Goal »
Give a verbatim copy of the lines below, minus the pictures.

Collected material »
□ □ □ □ □
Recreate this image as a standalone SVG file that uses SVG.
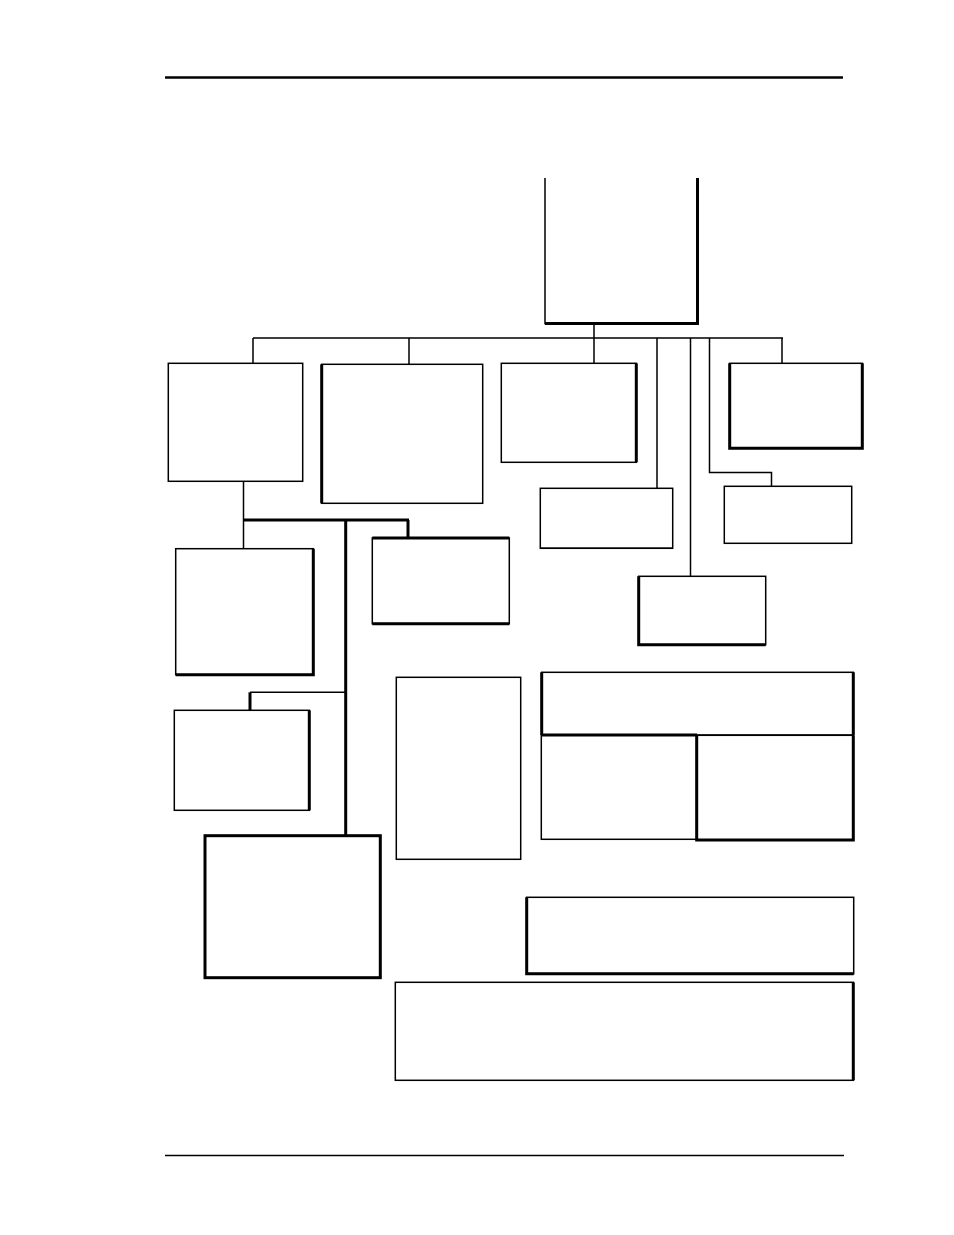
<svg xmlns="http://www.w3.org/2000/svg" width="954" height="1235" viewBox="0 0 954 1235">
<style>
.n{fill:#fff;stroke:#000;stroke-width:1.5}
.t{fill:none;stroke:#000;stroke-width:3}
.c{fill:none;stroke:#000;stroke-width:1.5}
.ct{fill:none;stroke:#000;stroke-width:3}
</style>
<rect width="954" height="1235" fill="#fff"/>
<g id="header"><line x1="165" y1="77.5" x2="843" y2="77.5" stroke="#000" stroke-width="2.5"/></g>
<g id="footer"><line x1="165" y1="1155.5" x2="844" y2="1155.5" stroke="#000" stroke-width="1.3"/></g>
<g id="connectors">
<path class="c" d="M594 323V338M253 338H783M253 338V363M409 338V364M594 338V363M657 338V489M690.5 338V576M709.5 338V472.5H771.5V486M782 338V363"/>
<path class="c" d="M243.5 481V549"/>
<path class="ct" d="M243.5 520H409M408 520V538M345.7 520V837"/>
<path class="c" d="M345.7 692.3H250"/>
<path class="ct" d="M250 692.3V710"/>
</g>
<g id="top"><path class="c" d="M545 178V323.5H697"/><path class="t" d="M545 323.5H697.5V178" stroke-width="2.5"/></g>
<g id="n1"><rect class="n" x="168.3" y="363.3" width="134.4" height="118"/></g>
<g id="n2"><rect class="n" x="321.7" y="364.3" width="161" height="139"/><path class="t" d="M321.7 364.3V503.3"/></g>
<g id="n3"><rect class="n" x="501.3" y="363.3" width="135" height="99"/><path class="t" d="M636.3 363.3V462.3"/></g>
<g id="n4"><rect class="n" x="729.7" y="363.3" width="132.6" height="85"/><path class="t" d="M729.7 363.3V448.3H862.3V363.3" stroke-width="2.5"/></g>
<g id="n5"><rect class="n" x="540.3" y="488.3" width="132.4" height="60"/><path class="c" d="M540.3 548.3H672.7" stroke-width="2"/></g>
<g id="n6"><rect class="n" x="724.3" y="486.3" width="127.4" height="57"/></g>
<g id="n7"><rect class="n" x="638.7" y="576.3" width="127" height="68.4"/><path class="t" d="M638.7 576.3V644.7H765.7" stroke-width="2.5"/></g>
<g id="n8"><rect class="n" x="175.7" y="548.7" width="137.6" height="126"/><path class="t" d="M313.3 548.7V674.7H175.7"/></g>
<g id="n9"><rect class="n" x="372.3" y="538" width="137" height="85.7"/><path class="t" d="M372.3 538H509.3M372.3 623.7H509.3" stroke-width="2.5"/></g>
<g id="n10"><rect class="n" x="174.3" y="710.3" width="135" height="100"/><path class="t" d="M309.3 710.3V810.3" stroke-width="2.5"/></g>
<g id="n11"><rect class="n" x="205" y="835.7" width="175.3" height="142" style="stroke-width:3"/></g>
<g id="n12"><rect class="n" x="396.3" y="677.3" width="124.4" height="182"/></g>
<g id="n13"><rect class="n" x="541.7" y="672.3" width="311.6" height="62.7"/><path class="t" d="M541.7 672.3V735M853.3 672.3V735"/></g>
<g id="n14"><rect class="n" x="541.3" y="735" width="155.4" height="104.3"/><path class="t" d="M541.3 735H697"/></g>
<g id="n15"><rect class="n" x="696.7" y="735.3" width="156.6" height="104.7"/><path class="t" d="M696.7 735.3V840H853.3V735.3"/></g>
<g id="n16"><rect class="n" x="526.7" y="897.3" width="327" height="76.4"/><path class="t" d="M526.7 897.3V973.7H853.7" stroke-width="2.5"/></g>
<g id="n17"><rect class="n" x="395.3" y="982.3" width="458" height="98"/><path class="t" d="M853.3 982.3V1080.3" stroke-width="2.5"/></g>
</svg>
□ □ □ □ □
Task output »
Recreate this image as a standalone SVG file that uses SVG.
<svg xmlns="http://www.w3.org/2000/svg" width="954" height="1235" viewBox="0 0 954 1235">
<style>
.n{fill:#fff;stroke:#000;stroke-width:1.5}
.t{fill:none;stroke:#000;stroke-width:3}
.c{fill:none;stroke:#000;stroke-width:1.5}
.ct{fill:none;stroke:#000;stroke-width:3}
</style>
<rect width="954" height="1235" fill="#fff"/>
<g id="header"><line x1="165" y1="77.5" x2="843" y2="77.5" stroke="#000" stroke-width="2.5"/></g>
<g id="footer"><line x1="165" y1="1155.5" x2="844" y2="1155.5" stroke="#000" stroke-width="1.3"/></g>
<g id="connectors">
<path class="c" d="M594 323V338M253 338H783M253 338V363M409 338V364M594 338V363M657 338V489M690.5 338V576M709.5 338V472.5H771.5V486M782 338V363"/>
<path class="c" d="M243.5 481V549"/>
<path class="ct" d="M243.5 520H409M408 520V538M345.7 520V837"/>
<path class="c" d="M345.7 692.3H250"/>
<path class="ct" d="M250 692.3V710"/>
</g>
<g id="top"><path class="c" d="M545 178V323.5H697"/><path class="t" d="M545 323.5H697.5V178" stroke-width="2.5"/></g>
<g id="n1"><rect class="n" x="168.3" y="363.3" width="134.4" height="118"/></g>
<g id="n2"><rect class="n" x="321.7" y="364.3" width="161" height="139"/><path class="t" d="M321.7 364.3V503.3"/></g>
<g id="n3"><rect class="n" x="501.3" y="363.3" width="135" height="99"/><path class="t" d="M636.3 363.3V462.3"/></g>
<g id="n4"><rect class="n" x="729.7" y="363.3" width="132.6" height="85"/><path class="t" d="M729.7 363.3V448.3H862.3V363.3" stroke-width="2.5"/></g>
<g id="n5"><rect class="n" x="540.3" y="488.3" width="132.4" height="60"/><path class="c" d="M540.3 548.3H672.7" stroke-width="2"/></g>
<g id="n6"><rect class="n" x="724.3" y="486.3" width="127.4" height="57"/></g>
<g id="n7"><rect class="n" x="638.7" y="576.3" width="127" height="68.4"/><path class="t" d="M638.7 576.3V644.7H765.7" stroke-width="2.5"/></g>
<g id="n8"><rect class="n" x="175.7" y="548.7" width="137.6" height="126"/><path class="t" d="M313.3 548.7V674.7H175.7"/></g>
<g id="n9"><rect class="n" x="372.3" y="538" width="137" height="85.7"/><path class="t" d="M372.3 538H509.3M372.3 623.7H509.3" stroke-width="2.5"/></g>
<g id="n10"><rect class="n" x="174.3" y="710.3" width="135" height="100"/><path class="t" d="M309.3 710.3V810.3" stroke-width="2.5"/></g>
<g id="n11"><rect class="n" x="205" y="835.7" width="175.3" height="142" style="stroke-width:3"/></g>
<g id="n12"><rect class="n" x="396.3" y="677.3" width="124.4" height="182"/></g>
<g id="n13"><rect class="n" x="541.7" y="672.3" width="311.6" height="62.7"/><path class="t" d="M541.7 672.3V735M853.3 672.3V735"/></g>
<g id="n14"><rect class="n" x="541.3" y="735" width="155.4" height="104.3"/><path class="t" d="M541.3 735H697"/></g>
<g id="n15"><rect class="n" x="696.7" y="735.3" width="156.6" height="104.7"/><path class="t" d="M696.7 735.3V840H853.3V735.3"/></g>
<g id="n16"><rect class="n" x="526.7" y="897.3" width="327" height="76.4"/><path class="t" d="M526.7 897.3V973.7H853.7" stroke-width="2.5"/></g>
<g id="n17"><rect class="n" x="395.3" y="982.3" width="458" height="98"/><path class="t" d="M853.3 982.3V1080.3" stroke-width="2.5"/></g>
</svg>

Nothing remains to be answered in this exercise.